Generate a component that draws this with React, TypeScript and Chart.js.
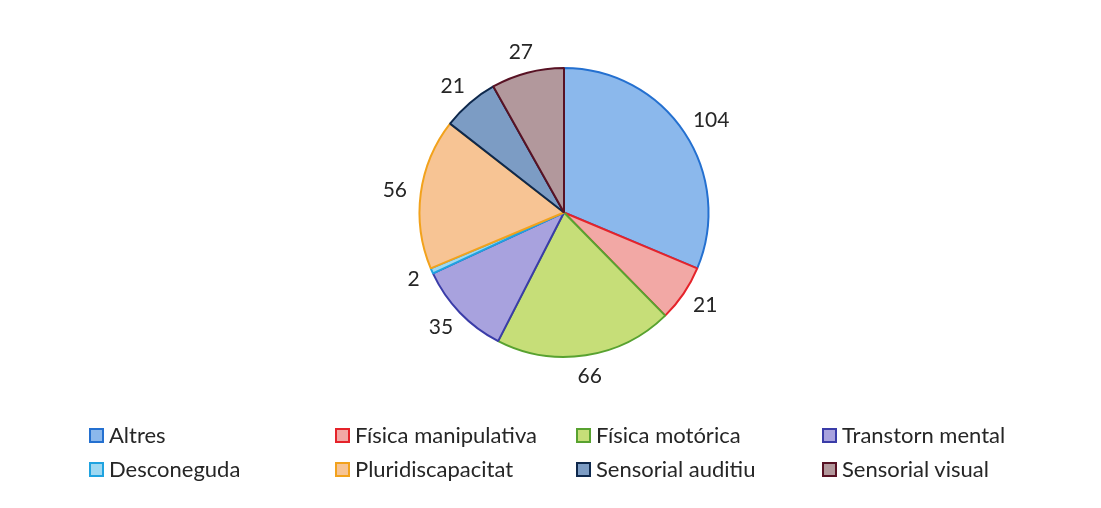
import React, { useEffect, useRef } from "react";
import { Chart, registerables } from "chart.js";

Chart.register(...registerables);

const categories = [
  "Altres",
  "Física manipulativa",
  "Física motórica",
  "Transtorn mental",
  "Desconeguda",
  "Pluridiscapacitat",
  "Sensorial auditiu",
  "Sensorial visual",
];
const values = [104, 21, 66, 35, 2, 56, 21, 27];
const fillColors = [
  "#8BB8EC",
  "#F2A8A5",
  "#C6DE78",
  "#A8A2DE",
  "#9ED8F2",
  "#F7C494",
  "#7C9CC4",
  "#B2989C",
];
const borderColors = [
  "#2470D0",
  "#E5232A",
  "#58A230",
  "#3A3CA8",
  "#1FA3E0",
  "#F2A21C",
  "#0E284C",
  "#581224",
];
// legend grid order: row 1 then row 2
const legendOrder = [0, 1, 2, 3, 4, 5, 6, 7];

const FONT = "Lato, 'Open Sans', sans-serif";

const labelPlugin = {
  id: "outsideLabels",
  afterDatasetsDraw(chart: any) {
    const ctx = chart.ctx;
    const meta = chart.getDatasetMeta(0);
    ctx.save();
    ctx.font = `21px ${FONT}`;
    ctx.fillStyle = "#262626";
    ctx.textAlign = "center";
    ctx.textBaseline = "middle";
    meta.data.forEach((arc: any, i: number) => {
      const p = arc.getProps(["x", "y", "startAngle", "endAngle", "outerRadius"], true);
      const mid = (p.startAngle + p.endAngle) / 2;
      const dx = Math.cos(mid);
      const dy = Math.sin(mid);
      const text = String(chart.data.datasets[0].data[i]);
      const w = ctx.measureText(text).width;
      const h = 15;
      const r = p.outerRadius + 14;
      const x = p.x + dx * r + (dx * w) / 2;
      const y = p.y + dy * r + (dy * h) / 2;
      ctx.fillText(text, x, y);
    });
    ctx.restore();
  },
};

const colLeft = [89, 335, 576, 822];
const rowTop = [423, 457];

export default function App() {
  const ref = useRef<HTMLCanvasElement | null>(null);
  useEffect(() => {
    if (!ref.current) return;
    const chart = new Chart(ref.current, {
      type: "pie",
      data: {
        labels: categories,
        datasets: [
          {
            data: values,
            backgroundColor: fillColors,
            borderColor: borderColors,
            borderWidth: 2,
          },
        ],
      },
      options: {
        responsive: false,
        animation: false,
        layout: { padding: { top: 67, bottom: 150, left: 27, right: 0 } },
        plugins: {
          legend: { display: false },
          tooltip: { enabled: false },
        },
      },
      plugins: [labelPlugin],
    });
    return () => chart.destroy();
  }, []);

  return (
    <div
      style={{
        position: "absolute",
        left: 0,
        top: 0,
        width: 1101,
        height: 508,
        background: "#fff",
        overflow: "hidden",
      }}
    >
      <canvas ref={ref} width={1101} height={508} style={{ position: "absolute", left: 0, top: 0 }} />
      {legendOrder.map((idx, k) => {
        const col = k % 4;
        const row = Math.floor(k / 4);
        return (
          <div
            key={idx}
            style={{
              position: "absolute",
              left: colLeft[col],
              top: rowTop[row],
              height: 24,
              display: "flex",
              alignItems: "center",
              fontFamily: FONT,
              fontSize: 22,
              color: "#262626",
              whiteSpace: "nowrap",
              lineHeight: "24px",
            }}
          >
            <span
              style={{
                display: "inline-block",
                width: 11,
                height: 11,
                background: fillColors[idx],
                border: `2px solid ${borderColors[idx]}`,
                marginRight: 5,
              }}
            />
            <span>{categories[idx]}</span>
          </div>
        );
      })}
    </div>
  );
}
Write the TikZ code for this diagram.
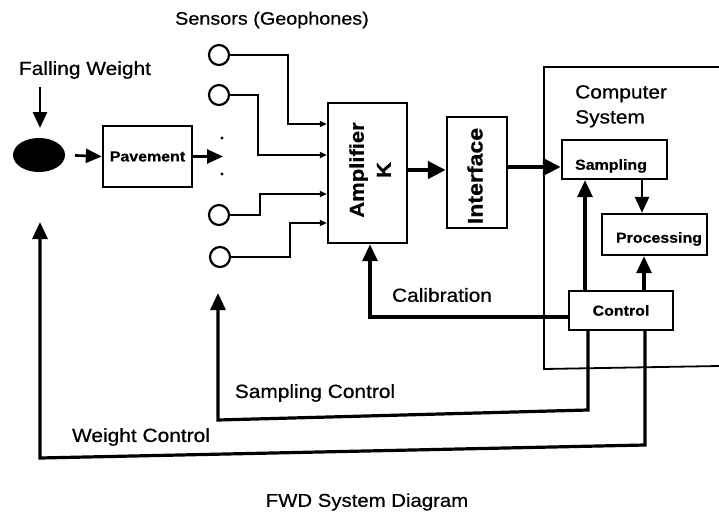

▶ **SHORT EXERCISE**
Pictures are excluded; copy all other data exactly as shown.

▶ **ANSWER**
Generate a component that draws this with React, TypeScript and Chart.js.
import React, { useEffect, useRef } from "react";
import { Chart, registerables } from "chart.js";

Chart.register(...registerables);

const categories = [
  "Altres",
  "Física manipulativa",
  "Física motórica",
  "Transtorn mental",
  "Desconeguda",
  "Pluridiscapacitat",
  "Sensorial auditiu",
  "Sensorial visual",
];
const values = [104, 21, 66, 35, 2, 56, 21, 27];
const fillColors = [
  "#8BB8EC",
  "#F2A8A5",
  "#C6DE78",
  "#A8A2DE",
  "#9ED8F2",
  "#F7C494",
  "#7C9CC4",
  "#B2989C",
];
const borderColors = [
  "#2470D0",
  "#E5232A",
  "#58A230",
  "#3A3CA8",
  "#1FA3E0",
  "#F2A21C",
  "#0E284C",
  "#581224",
];
// legend grid order: row 1 then row 2
const legendOrder = [0, 1, 2, 3, 4, 5, 6, 7];

const FONT = "Lato, 'Open Sans', sans-serif";

const labelPlugin = {
  id: "outsideLabels",
  afterDatasetsDraw(chart: any) {
    const ctx = chart.ctx;
    const meta = chart.getDatasetMeta(0);
    ctx.save();
    ctx.font = `21px ${FONT}`;
    ctx.fillStyle = "#262626";
    ctx.textAlign = "center";
    ctx.textBaseline = "middle";
    meta.data.forEach((arc: any, i: number) => {
      const p = arc.getProps(["x", "y", "startAngle", "endAngle", "outerRadius"], true);
      const mid = (p.startAngle + p.endAngle) / 2;
      const dx = Math.cos(mid);
      const dy = Math.sin(mid);
      const text = String(chart.data.datasets[0].data[i]);
      const w = ctx.measureText(text).width;
      const h = 15;
      const r = p.outerRadius + 14;
      const x = p.x + dx * r + (dx * w) / 2;
      const y = p.y + dy * r + (dy * h) / 2;
      ctx.fillText(text, x, y);
    });
    ctx.restore();
  },
};

const colLeft = [89, 335, 576, 822];
const rowTop = [423, 457];

export default function App() {
  const ref = useRef<HTMLCanvasElement | null>(null);
  useEffect(() => {
    if (!ref.current) return;
    const chart = new Chart(ref.current, {
      type: "pie",
      data: {
        labels: categories,
        datasets: [
          {
            data: values,
            backgroundColor: fillColors,
            borderColor: borderColors,
            borderWidth: 2,
          },
        ],
      },
      options: {
        responsive: false,
        animation: false,
        layout: { padding: { top: 67, bottom: 150, left: 27, right: 0 } },
        plugins: {
          legend: { display: false },
          tooltip: { enabled: false },
        },
      },
      plugins: [labelPlugin],
    });
    return () => chart.destroy();
  }, []);

  return (
    <div
      style={{
        position: "absolute",
        left: 0,
        top: 0,
        width: 1101,
        height: 508,
        background: "#fff",
        overflow: "hidden",
      }}
    >
      <canvas ref={ref} width={1101} height={508} style={{ position: "absolute", left: 0, top: 0 }} />
      {legendOrder.map((idx, k) => {
        const col = k % 4;
        const row = Math.floor(k / 4);
        return (
          <div
            key={idx}
            style={{
              position: "absolute",
              left: colLeft[col],
              top: rowTop[row],
              height: 24,
              display: "flex",
              alignItems: "center",
              fontFamily: FONT,
              fontSize: 22,
              color: "#262626",
              whiteSpace: "nowrap",
              lineHeight: "24px",
            }}
          >
            <span
              style={{
                display: "inline-block",
                width: 11,
                height: 11,
                background: fillColors[idx],
                border: `2px solid ${borderColors[idx]}`,
                marginRight: 5,
              }}
            />
            <span>{categories[idx]}</span>
          </div>
        );
      })}
    </div>
  );
}
Write the TikZ code for this diagram.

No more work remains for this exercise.